Nigeria remains "committed" to its pledges to deploy troops to Guinea-Bissau and Mali in the wake of coups in both countries, he said, adding: "Our troops are ready."
"In Guinea-Bissau, we will deploy before the 18th of this month," he said, without stating how large a force would be sent to the former Portuguese colony whose government was overthrown on April 12.
"In Mali, we await the signals from (the regional grouping) ECOWAS. We have all our forces and equipment ready for airlift," said Mohammed, who earlier led the defence chiefs to a courtesy meeting with President Goodluck Jonathan.
Defence chiefs from Nigeria, Ivory Coast, Sierra Leone, Togo, Burkina Faso, Cape Verde, Liberia and Gambia attended the one-day meeting while other ECOWAS member states sent representatives, officials said.
West African leaders decided at a summit in Abidjan on April 26 to deploy between 500 and 600 troops from at least four countries -- Nigeria, Togo, Ivory Coast and Senegal -- to Guinea-Bissau following the coup there.
The summit also decided to deploy a regional force to Mali where a coup overthrew President Amadou Toumani Toure on March 22.
The minister said that regional instability caused by internal conflicts in some member states was "a severe impediment to achieving the desired political and economic development in our sub-region."

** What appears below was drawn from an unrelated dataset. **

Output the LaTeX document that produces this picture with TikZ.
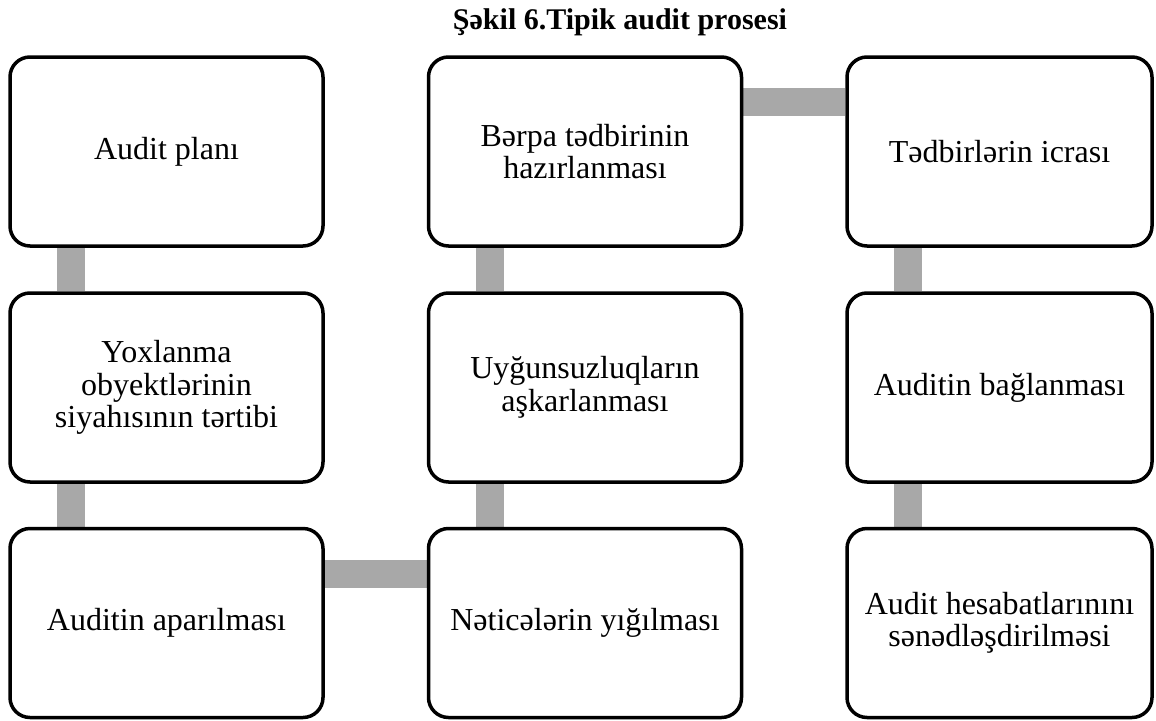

Developments in Guinea-Bissau and Mali were cause for concern about the long-term survival of democracy in the region, Mohammed said.
The situation in Mali, especially a rebellion in the northern part of the country, "portends grave danger to our sub-region due to the assemblage of disparate armed groups whose reach extends far beyond the sub-region," he also said.
"If not decisively tackled, the development is capable of destabilising the entire region," he warned.
Amid the political chaos in Bamako, the country's vast north remains in the grip of rebel groups such as Tuareg separatists and Islamists who seized the area in the days following the coup.
Mali coup leader Captain Amadou Sanogo agreed last month to a deal brokered by ECOWAS that led to a new transitional government.
Although he has formally quit power, he remains an influential political force and has refused ECOWAS demands for elections within 12 months.
Meanwhile, Guinea-Bissau coup leaders and west African mediators agreed last Friday that parliamentary speaker Manuel Serifo Nhamadjo will lead a transition government, ruling out the return of the ousted team.
In a separate statement, the ECOWAS Commission voiced deep concern over "worrying statements and actions" by Mali's former junta in recent days.
It warned them to reaffirm their commitment to the transitional accord or face the "immediate reinstatement of targeted sanctions" imposed on April 2 but lifted four days later.